It doesn't matter what your small ISP is doing now as prices will have to rise as input costs like electricity and gas have risen. Staff are demanding pay rises, too.
What they do next year is irrelevant in the terms of this argument, although if you do want to start on next year, VM are ALREADY baking a swingeing RPI plus 4% increase for next year, that'll be magnified for any customers on discounted deals. And whereas if my ISP increase bills I'll be able to take my business elsewhere without penalty or renegotiate, VM customers won't.

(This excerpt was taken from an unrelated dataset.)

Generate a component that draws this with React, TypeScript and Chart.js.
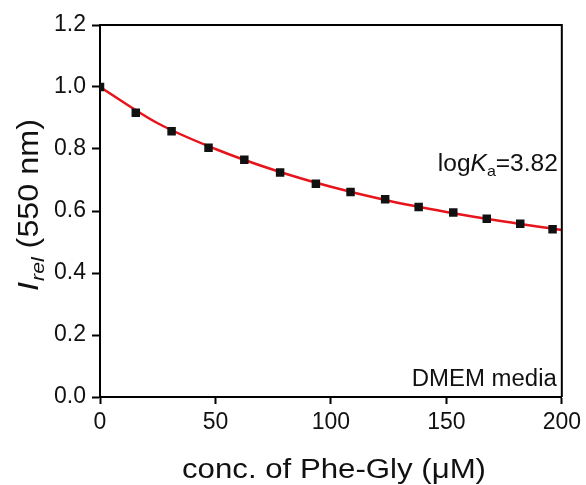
import React, { useEffect, useRef } from "react";
import { Chart, registerables } from "chart.js";

Chart.register(...registerables);

const concentrations = [0, 15.5, 31, 47, 62.5, 78, 93.5, 108.5, 123.5, 138, 153, 167.5, 182, 196];
const intensities = [1.0, 0.917, 0.857, 0.804, 0.765, 0.724, 0.688, 0.661, 0.638, 0.613, 0.595, 0.575, 0.559, 0.541];
const fitX = [0, 25, 50, 75, 100, 125, 150, 175, 200];
const fitY = [1.0, 0.883, 0.8, 0.733, 0.678, 0.633, 0.597, 0.566, 0.539];
const xTicks = [0, 50, 100, 150, 200];
const yTicks = [0, 0.2, 0.4, 0.6, 0.8, 1.0, 1.2];

const FONT = "'Liberation Sans', Arial, sans-serif";

type Part = { t: string; font: string; dy: number; gap?: number };

function drawParts(ctx: CanvasRenderingContext2D, parts: Part[], targetWidth: number, align: "center" | "right") {
  // draws at origin (0,0 baseline); stretches horizontally to targetWidth
  ctx.textAlign = "left";
  ctx.textBaseline = "alphabetic";
  const widths = parts.map((p) => {
    ctx.font = p.font;
    return ctx.measureText(p.t).width + (p.gap || 0);
  });
  const total = widths.reduce((a, b) => a + b, 0);
  const sx = targetWidth / total;
  ctx.save();
  ctx.scale(sx, 1);
  let x = align === "center" ? -total / 2 : -total;
  parts.forEach((p, i) => {
    ctx.font = p.font;
    ctx.fillText(p.t, x + (p.gap || 0), p.dy);
    x += widths[i];
  });
  ctx.restore();
}

const annotations = {
  id: "annotations",
  afterDraw(chart: any) {
    const ctx = chart.ctx as CanvasRenderingContext2D;
    const a = chart.chartArea;
    ctx.save();
    // frame top & right
    ctx.strokeStyle = "#000";
    ctx.lineWidth = 2;
    ctx.beginPath();
    ctx.moveTo(a.left, a.top);
    ctx.lineTo(a.right, a.top);
    ctx.lineTo(a.right, a.bottom);
    ctx.stroke();

    ctx.fillStyle = "#111";

    // x title
    ctx.save();
    ctx.translate(334, 478);
    drawParts(ctx, [{ t: "conc. of Phe-Gly (\u03bcM)", font: `27px ${FONT}`, dy: 0 }], 304, "center");
    ctx.restore();

    // y title rotated
    ctx.save();
    ctx.translate(38, 205);
    ctx.rotate(-Math.PI / 2);
    drawParts(
      ctx,
      [
        { t: "I", font: `italic 29px ${FONT}`, dy: 0 },
        { t: "rel", font: `italic 19px ${FONT}`, dy: 6, gap: 1 },
        { t: " (550 nm)", font: `29px ${FONT}`, dy: 0 },
      ],
      172,
      "center"
    );
    ctx.restore();

    // logKa label
    ctx.save();
    ctx.translate(a.right - 4, 171);
    drawParts(
      ctx,
      [
        { t: "log", font: `23px ${FONT}`, dy: 0 },
        { t: "K", font: `italic 23px ${FONT}`, dy: 0 },
        { t: "a", font: `15px ${FONT}`, dy: 5 },
        { t: "=3.82", font: `23px ${FONT}`, dy: 0 },
      ],
      120,
      "right"
    );
    ctx.restore();

    // DMEM media
    ctx.save();
    ctx.translate(a.right - 5, 386);
    drawParts(ctx, [{ t: "DMEM media", font: `23px ${FONT}`, dy: 0 }], 145, "right");
    ctx.restore();

    ctx.restore();
  },
};

export default function App() {
  const ref = useRef<HTMLCanvasElement>(null);
  useEffect(() => {
    document.body.style.margin = "0";
    const chart = new Chart(ref.current!, {
      type: "scatter",
      data: {
        datasets: [
          {
            type: "scatter",
            data: concentrations.map((c, i) => ({ x: c, y: intensities[i] })),
            pointStyle: "rect",
            pointRadius: 6,
            backgroundColor: "#111",
            borderColor: "#111",
            borderWidth: 0,
            order: 0,
          },
          {
            type: "line",
            data: fitX.map((c, i) => ({ x: c, y: fitY[i] })),
            borderColor: "#e8141c",
            borderWidth: 2.5,
            pointRadius: 0,
            cubicInterpolationMode: "monotone",
            fill: false,
            order: 1,
          } as any,
        ],
      },
      options: {
        animation: false,
        responsive: false,
        devicePixelRatio: 1,
        layout: { padding: { top: 25, right: 24, left: 0, bottom: 0 } },
        plugins: { legend: { display: false }, tooltip: { enabled: false } },
        scales: {
          x: {
            type: "linear",
            min: 0,
            max: 200,
            afterBuildTicks: (s: any) => {
              s.ticks = xTicks.map((v) => ({ value: v }));
            },
            afterFit: (s: any) => {
              s.height = 88;
            },
            border: { display: true, color: "#000", width: 2 },
            grid: { drawOnChartArea: false, drawTicks: true, tickLength: 7, tickWidth: 2, tickColor: "#000" },
            ticks: { color: "#111", font: { family: FONT, size: 23 }, padding: 5, maxRotation: 0 },
          },
          y: {
            type: "linear",
            min: 0,
            max: 1.2,
            afterBuildTicks: (s: any) => {
              s.ticks = yTicks.map((v) => ({ value: v }));
            },
            afterFit: (s: any) => {
              s.width = 100;
            },
            border: { display: true, color: "#000", width: 2 },
            grid: { drawOnChartArea: false, drawTicks: true, tickLength: 8, tickWidth: 2, tickColor: "#000" },
            ticks: {
              color: "#111",
              font: { family: FONT, size: 23 },
              padding: 6,
              callback: (v: any) => Number(v).toFixed(1),
            },
          },
        },
      },
      plugins: [annotations],
    });
    return () => chart.destroy();
  }, []);
  return <canvas ref={ref} width={586} height={485} style={{ display: "block" }} />;
}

Coming back to the input costs, VM's latest results are due in three days but at the time of writing the most recent Q3 2022 results showed VM boasting about "accelerating profitability driven by price rises and synergies" - and that was before the current round of bank-account bleaching prices rises, and after last year's galloping energy prices set in, with EBITDA* for Q3 increasing by 8.6% year on year. Operating cash flow for Q3 increased by £67m year on year, whereas revenue went down by £10m, meaning that operating costs must have gone down by nearly £80m, yet you're telling me that VM are having to recover rising energy and staff costs? Don't make me laugh.
I might also comment that VM are using RPI as their baseline index, which is based on a household family budget, which includes food, domestic energy prices (ie including levies business energy customers don't pay), entertainment and telecoms (so a nice little feedback loop there), travel costs, clothing, personal care costs, alcohol & tobacco, holidays and hospitality spending, mortgage interest and rents, domestic appliances and technology, all weighted to an average household. That doesn't in any way reflect the structure of VM's costs. VM's biggest costs are interest on their enormous debt mountain, and that's mostly long term fixed rate debt.
So, if we come to the rub, why are you trying to rationalise VM's price increase, when the available facts don't indicate it to be fair or reasonable?
* For the uninitiated or disinterested, EBITDA = earnings before interest, tax, depreciation and amortisation, which can be considered the cash-equivalent profit from operational activities.